One more adventure for me in the month of July was that I did a typical old-person trick and fell.  The occasional tumble does not bother me.  I am used to tripping or slipping on backcountry trails. My folly this time was to trip going up a set of concrete steps.  I peeled back a rather large piece of skin from the front of my shin.  Ray coming behind me said I fell gracefully, and he did not think I was hurt.  I jumped up immediately because it was at someone else's house and I made out there was nothing wrong.  Until I got indoors and started bleeding profusely over floor and carpet!  You might say hell broke loose!  My hostess wanted to bathe the wound with suspiciously unsterile-looking equipment.  The men were trying to mop up the floor.  I had one glance at the wound and adamantly refused to let anyone touch it.  I slammed on tissues and paper towels and a tea cloth and covered the lot with a large sock until I could get medical aid.  Then the hostess wanted to phone the doctor, and I would not let her.  We had been invited for lunch, and for lunch I was going to stay!  Actually I think it was a wise move, because by the time I got to the Medical Centre a couple of hours later, the bleeding had subsided, and the Practice Nurse could see what she was doing.


The District Nurse comes to the house three times a week to change the dressings.   I was supposed to be at the temple the following week, and had booked to stay at the apartments all week.  I had to cancel that.  Ray said some people will do anything to avoid going to the temple!  Neither did I go to church.

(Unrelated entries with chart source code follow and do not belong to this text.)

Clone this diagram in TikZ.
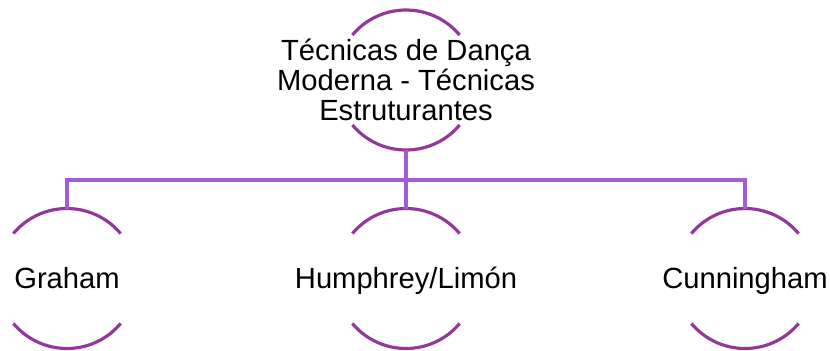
\documentclass[tikz,border=0pt]{standalone}
\usepackage{fontspec}
\setmainfont{Liberation Sans}
\usepackage{tikz}

\definecolor{rimpurple}{RGB}{146,56,154}
\definecolor{linkpurple}{RGB}{163,91,214}

\begin{document}
\begin{tikzpicture}[
        rim/.style={rimpurple, line width=1.8pt},
        link/.style={linkpurple, line width=1.8pt},
        leaf/.style={inner sep=0pt, outer sep=0pt, text height=0.38cm, text depth=0pt,
            font=\fontsize{16.6}{17}\selectfont}
    ]
    \useasboundingbox (0,0) rectangle (16.6,7);
    \node[inner sep=0pt, outer sep=0pt, align=center, font=\fontsize{16.6}{17.07}\selectfont]
        (tecnicas) at (8.12,5.4) {Técnicas de Dança\\Moderna - Técnicas\\Estruturantes};
    \node[leaf] (graham) at (1.34,1.43) {Graham};
    \node[leaf] (humphrey) at (8.12,1.43) {Humphrey/Limón};
    \node[leaf] (cunningham) at (14.9,1.43) {Cunningham};
    % arcs above and below every label
    \foreach \n in {tecnicas, graham, humphrey, cunningham} {
        \draw[rim] ([shift={(40:1.4)}]\n.center) arc[start angle=40, end angle=140, radius=1.4];
        \draw[rim] ([shift={(220:1.4)}]\n.center) arc[start angle=220, end angle=320, radius=1.4];
    }
    \coordinate (tecnicas-foot) at ([yshift=-1.4cm]tecnicas.center);
    \coordinate (graham-top) at ([yshift=1.4cm]graham.center);
    \coordinate (humphrey-top) at ([yshift=1.4cm]humphrey.center);
    \coordinate (cunningham-top) at ([yshift=1.4cm]cunningham.center);
    \coordinate (bar) at (8.12,3.4);
    \draw[link] (graham-top) |- (bar) -| (cunningham-top);
    \draw[link] (tecnicas-foot) -- (humphrey-top);
\end{tikzpicture}
\end{document}
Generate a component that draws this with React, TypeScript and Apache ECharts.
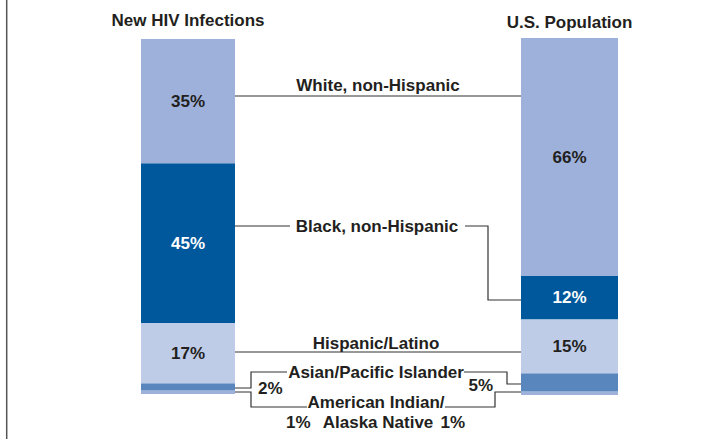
import React, { useEffect, useRef } from "react";
import * as echarts from "echarts";

const groups = ["New HIV Infections", "U.S. Population"];
const ethnicities = [
  "White, non-Hispanic",
  "Black, non-Hispanic",
  "Hispanic/Latino",
  "Asian/Pacific Islander",
  "American Indian/Alaska Native",
];
const hivValues = [35, 45, 17, 2, 1];
const popValues = [66, 12, 15, 5, 1];
const segmentColors = ["#9DB1DB", "#00589C", "#BECCE8", "#5A86BE", "#9DB1DB"];

const FONT = "'Liberation Sans', Arial, Helvetica, sans-serif";
const TXT = "#231F20";
const LINE = "#333333";

export default function App() {
  const ref = useRef<HTMLDivElement>(null);
  useEffect(() => {
    if (!ref.current) return;
    const chart = echarts.init(ref.current, undefined, { renderer: "svg" });

    const gridDefs = [
      { left: 141, top: 39, width: 94, height: 355 },
      { left: 521, top: 38, width: 97, height: 357 },
    ];
    const valueSets = [hivValues, popValues];
    const titleMargins = [10, 7];
    // outside label placement for the small segments [grid][ethnicity]
    const smallLabel: Record<string, any> = {
      "0-3": { position: "right", offset: [18, 2] },
      "0-4": { position: "right", offset: [46, 30] },
      "1-3": { position: "left", offset: [-23, 3] },
      "1-4": { position: "left", offset: [-51, 29] },
    };

    const series: any[] = [];
    for (let g = 0; g < 2; g++) {
      const vals = valueSets[g];
      for (let i = vals.length - 1; i >= 0; i--) {
        const key = `${g}-${i}`;
        const small = smallLabel[key];
        series.push({
          type: "bar",
          name: ethnicities[i],
          xAxisIndex: g,
          yAxisIndex: g,
          stack: "s" + g,
          barWidth: "100%",
          itemStyle: { color: segmentColors[i] },
          label: {
            show: true,
            position: small ? small.position : "inside",
            offset: small ? small.offset : [0, 0],
            distance: 5,
            formatter: "{c}%",
            fontFamily: FONT,
            fontWeight: "bold",
            fontSize: 17,
            color: i === 1 ? "#FFFFFF" : TXT,
          },
          data: [vals[i]],
        });
      }
    }

    const txt = (x: number, y: number, text: string) => ({
      type: "text",
      x,
      y,
      style: {
        text,
        fill: TXT,
        font: `bold 17px ${FONT}`,
        textAlign: "center",
        textVerticalAlign: "middle",
      },
    });
    const pl = (points: number[][]) => ({
      type: "polyline",
      shape: { points },
      style: { stroke: LINE, lineWidth: 1.2, fill: "none" },
    });

    chart.setOption({
      animation: false,
      grid: gridDefs.map((d) => ({ ...d, containLabel: false })),
      xAxis: [0, 1].map((g) => ({
        type: "category",
        gridIndex: g,
        position: "top",
        data: [groups[g]],
        axisLine: { show: false },
        axisTick: { show: false },
        axisLabel: {
          margin: titleMargins[g],
          fontFamily: FONT,
          fontWeight: "bold",
          fontSize: 17,
          color: TXT,
        },
      })),
      yAxis: [0, 1].map((g) => ({
        type: "value",
        gridIndex: g,
        min: 0,
        max: valueSets[g].reduce((a, b) => a + b, 0),
        show: false,
      })),
      series,
      graphic: [
        {
          type: "line",
          shape: { x1: 6.7, y1: 0, x2: 6.7, y2: 439 },
          style: { stroke: "#555555", lineWidth: 1.5 },
        },
        // White
        txt(378, 85, "White, non-Hispanic"),
        pl([[235, 96], [521, 96]]),
        // Black
        txt(377, 226, "Black, non-Hispanic"),
        pl([[235, 226], [290, 226]]),
        pl([[465, 226], [488, 226], [488, 300], [521, 300]]),
        // Hispanic
        txt(376, 343, "Hispanic/Latino"),
        pl([[235, 352], [521, 352]]),
        // Asian
        txt(376, 372, "Asian/Pacific Islander"),
        pl([[235, 388], [251, 388], [251, 372], [287, 372]]),
        pl([[464, 372], [507, 372], [507, 384], [521, 384]]),
        // American Indian / Alaska Native
        txt(376, 402, "American Indian/"),
        txt(378, 422, "Alaska Native"),
        pl([[235, 392], [251, 392], [251, 407], [307, 407]]),
        pl([[445, 407], [495, 407], [495, 392], [521, 392]]),
      ],
    });
    return () => chart.dispose();
  }, []);
  return (
    <div
      ref={ref}
      style={{ position: "fixed", left: 0, top: 0, width: 727, height: 439, background: "#fff" }}
    />
  );
}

I was really glad I had done a lot of work in the garden before this happened.  Otherwise I would have been somewhat frustrated.  As it is, I enjoy having time to lie around and catch up on my reading!  Actually I feel a bit of a fraud, but the nurse said they are treating the wound as a skin graft, and I have to comport myself accordingly.  No standing around and no sitting with my foot down.    Thus endeth the month of July.